**Task statement:**
Pictures do not belong in your copy. Repeat all the other data exactly.

..............................

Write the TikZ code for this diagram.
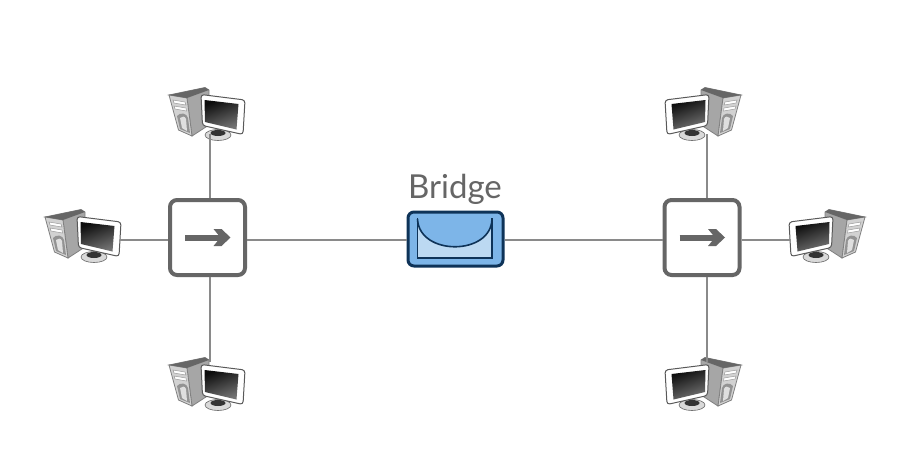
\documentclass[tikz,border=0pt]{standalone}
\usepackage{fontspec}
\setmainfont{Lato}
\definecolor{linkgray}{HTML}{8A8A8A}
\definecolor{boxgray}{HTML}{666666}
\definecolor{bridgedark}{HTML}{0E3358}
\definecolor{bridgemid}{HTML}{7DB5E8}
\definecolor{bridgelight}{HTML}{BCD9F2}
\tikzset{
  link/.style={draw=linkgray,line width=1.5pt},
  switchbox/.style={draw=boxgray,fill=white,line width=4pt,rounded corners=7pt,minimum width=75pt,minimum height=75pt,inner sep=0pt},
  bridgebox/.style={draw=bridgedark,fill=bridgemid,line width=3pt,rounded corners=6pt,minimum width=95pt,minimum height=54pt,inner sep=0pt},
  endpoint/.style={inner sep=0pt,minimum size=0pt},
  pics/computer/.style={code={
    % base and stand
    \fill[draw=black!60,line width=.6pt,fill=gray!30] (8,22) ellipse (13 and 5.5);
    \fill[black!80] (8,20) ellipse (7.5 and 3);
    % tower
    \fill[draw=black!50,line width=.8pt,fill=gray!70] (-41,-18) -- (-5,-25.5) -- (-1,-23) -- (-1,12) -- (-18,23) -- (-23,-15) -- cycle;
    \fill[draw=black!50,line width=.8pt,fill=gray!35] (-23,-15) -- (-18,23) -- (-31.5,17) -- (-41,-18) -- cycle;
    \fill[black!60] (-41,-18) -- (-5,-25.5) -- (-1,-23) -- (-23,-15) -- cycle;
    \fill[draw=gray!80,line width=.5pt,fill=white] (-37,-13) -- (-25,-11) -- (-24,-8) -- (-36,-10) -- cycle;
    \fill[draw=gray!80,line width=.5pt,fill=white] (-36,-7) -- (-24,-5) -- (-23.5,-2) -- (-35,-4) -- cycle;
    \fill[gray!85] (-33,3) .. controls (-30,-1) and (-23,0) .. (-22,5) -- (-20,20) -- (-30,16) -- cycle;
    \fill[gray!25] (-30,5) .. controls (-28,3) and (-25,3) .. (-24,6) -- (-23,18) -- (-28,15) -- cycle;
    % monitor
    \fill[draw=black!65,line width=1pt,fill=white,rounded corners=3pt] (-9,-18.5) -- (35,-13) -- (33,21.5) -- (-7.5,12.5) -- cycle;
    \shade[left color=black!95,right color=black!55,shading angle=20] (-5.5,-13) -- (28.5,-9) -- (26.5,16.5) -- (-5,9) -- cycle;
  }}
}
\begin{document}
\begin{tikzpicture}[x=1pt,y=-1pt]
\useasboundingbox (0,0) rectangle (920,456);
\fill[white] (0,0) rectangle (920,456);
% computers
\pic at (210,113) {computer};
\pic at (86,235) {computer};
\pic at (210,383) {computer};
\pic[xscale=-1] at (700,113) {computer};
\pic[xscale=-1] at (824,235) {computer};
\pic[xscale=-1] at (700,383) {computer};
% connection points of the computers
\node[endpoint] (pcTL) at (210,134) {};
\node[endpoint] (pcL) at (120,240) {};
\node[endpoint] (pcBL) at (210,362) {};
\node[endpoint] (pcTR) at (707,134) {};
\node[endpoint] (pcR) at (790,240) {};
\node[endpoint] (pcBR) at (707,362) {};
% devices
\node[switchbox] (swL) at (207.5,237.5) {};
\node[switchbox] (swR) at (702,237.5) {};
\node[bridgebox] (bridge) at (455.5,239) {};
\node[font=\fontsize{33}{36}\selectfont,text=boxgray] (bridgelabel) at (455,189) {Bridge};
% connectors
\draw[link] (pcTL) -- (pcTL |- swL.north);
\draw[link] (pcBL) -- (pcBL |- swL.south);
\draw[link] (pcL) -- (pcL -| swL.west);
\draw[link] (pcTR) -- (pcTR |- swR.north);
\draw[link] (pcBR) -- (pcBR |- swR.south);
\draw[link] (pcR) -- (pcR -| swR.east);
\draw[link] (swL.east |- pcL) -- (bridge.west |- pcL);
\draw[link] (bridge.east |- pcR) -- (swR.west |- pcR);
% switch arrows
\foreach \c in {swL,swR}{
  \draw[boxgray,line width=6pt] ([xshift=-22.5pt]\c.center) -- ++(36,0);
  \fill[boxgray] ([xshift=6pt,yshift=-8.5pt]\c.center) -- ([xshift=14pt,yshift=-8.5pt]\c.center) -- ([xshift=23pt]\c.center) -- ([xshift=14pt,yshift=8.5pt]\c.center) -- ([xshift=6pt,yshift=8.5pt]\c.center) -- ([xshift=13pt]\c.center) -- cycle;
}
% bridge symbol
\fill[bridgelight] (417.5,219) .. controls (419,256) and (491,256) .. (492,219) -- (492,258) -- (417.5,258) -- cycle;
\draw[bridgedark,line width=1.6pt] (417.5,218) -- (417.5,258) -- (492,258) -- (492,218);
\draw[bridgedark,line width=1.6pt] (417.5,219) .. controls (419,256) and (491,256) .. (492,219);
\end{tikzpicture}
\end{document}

..............................

**Response for this exercise:**
Write the TikZ code for this diagram.
\documentclass[tikz,border=0pt]{standalone}
\usepackage{fontspec}
\setmainfont{Lato}
\definecolor{linkgray}{HTML}{8A8A8A}
\definecolor{boxgray}{HTML}{666666}
\definecolor{bridgedark}{HTML}{0E3358}
\definecolor{bridgemid}{HTML}{7DB5E8}
\definecolor{bridgelight}{HTML}{BCD9F2}
\tikzset{
  link/.style={draw=linkgray,line width=1.5pt},
  switchbox/.style={draw=boxgray,fill=white,line width=4pt,rounded corners=7pt,minimum width=75pt,minimum height=75pt,inner sep=0pt},
  bridgebox/.style={draw=bridgedark,fill=bridgemid,line width=3pt,rounded corners=6pt,minimum width=95pt,minimum height=54pt,inner sep=0pt},
  endpoint/.style={inner sep=0pt,minimum size=0pt},
  pics/computer/.style={code={
    % base and stand
    \fill[draw=black!60,line width=.6pt,fill=gray!30] (8,22) ellipse (13 and 5.5);
    \fill[black!80] (8,20) ellipse (7.5 and 3);
    % tower
    \fill[draw=black!50,line width=.8pt,fill=gray!70] (-41,-18) -- (-5,-25.5) -- (-1,-23) -- (-1,12) -- (-18,23) -- (-23,-15) -- cycle;
    \fill[draw=black!50,line width=.8pt,fill=gray!35] (-23,-15) -- (-18,23) -- (-31.5,17) -- (-41,-18) -- cycle;
    \fill[black!60] (-41,-18) -- (-5,-25.5) -- (-1,-23) -- (-23,-15) -- cycle;
    \fill[draw=gray!80,line width=.5pt,fill=white] (-37,-13) -- (-25,-11) -- (-24,-8) -- (-36,-10) -- cycle;
    \fill[draw=gray!80,line width=.5pt,fill=white] (-36,-7) -- (-24,-5) -- (-23.5,-2) -- (-35,-4) -- cycle;
    \fill[gray!85] (-33,3) .. controls (-30,-1) and (-23,0) .. (-22,5) -- (-20,20) -- (-30,16) -- cycle;
    \fill[gray!25] (-30,5) .. controls (-28,3) and (-25,3) .. (-24,6) -- (-23,18) -- (-28,15) -- cycle;
    % monitor
    \fill[draw=black!65,line width=1pt,fill=white,rounded corners=3pt] (-9,-18.5) -- (35,-13) -- (33,21.5) -- (-7.5,12.5) -- cycle;
    \shade[left color=black!95,right color=black!55,shading angle=20] (-5.5,-13) -- (28.5,-9) -- (26.5,16.5) -- (-5,9) -- cycle;
  }}
}
\begin{document}
\begin{tikzpicture}[x=1pt,y=-1pt]
\useasboundingbox (0,0) rectangle (920,456);
\fill[white] (0,0) rectangle (920,456);
% computers
\pic at (210,113) {computer};
\pic at (86,235) {computer};
\pic at (210,383) {computer};
\pic[xscale=-1] at (700,113) {computer};
\pic[xscale=-1] at (824,235) {computer};
\pic[xscale=-1] at (700,383) {computer};
% connection points of the computers
\node[endpoint] (pcTL) at (210,134) {};
\node[endpoint] (pcL) at (120,240) {};
\node[endpoint] (pcBL) at (210,362) {};
\node[endpoint] (pcTR) at (707,134) {};
\node[endpoint] (pcR) at (790,240) {};
\node[endpoint] (pcBR) at (707,362) {};
% devices
\node[switchbox] (swL) at (207.5,237.5) {};
\node[switchbox] (swR) at (702,237.5) {};
\node[bridgebox] (bridge) at (455.5,239) {};
\node[font=\fontsize{33}{36}\selectfont,text=boxgray] (bridgelabel) at (455,189) {Bridge};
% connectors
\draw[link] (pcTL) -- (pcTL |- swL.north);
\draw[link] (pcBL) -- (pcBL |- swL.south);
\draw[link] (pcL) -- (pcL -| swL.west);
\draw[link] (pcTR) -- (pcTR |- swR.north);
\draw[link] (pcBR) -- (pcBR |- swR.south);
\draw[link] (pcR) -- (pcR -| swR.east);
\draw[link] (swL.east |- pcL) -- (bridge.west |- pcL);
\draw[link] (bridge.east |- pcR) -- (swR.west |- pcR);
% switch arrows
\foreach \c in {swL,swR}{
  \draw[boxgray,line width=6pt] ([xshift=-22.5pt]\c.center) -- ++(36,0);
  \fill[boxgray] ([xshift=6pt,yshift=-8.5pt]\c.center) -- ([xshift=14pt,yshift=-8.5pt]\c.center) -- ([xshift=23pt]\c.center) -- ([xshift=14pt,yshift=8.5pt]\c.center) -- ([xshift=6pt,yshift=8.5pt]\c.center) -- ([xshift=13pt]\c.center) -- cycle;
}
% bridge symbol
\fill[bridgelight] (417.5,219) .. controls (419,256) and (491,256) .. (492,219) -- (492,258) -- (417.5,258) -- cycle;
\draw[bridgedark,line width=1.6pt] (417.5,218) -- (417.5,258) -- (492,258) -- (492,218);
\draw[bridgedark,line width=1.6pt] (417.5,219) .. controls (419,256) and (491,256) .. (492,219);
\end{tikzpicture}
\end{document}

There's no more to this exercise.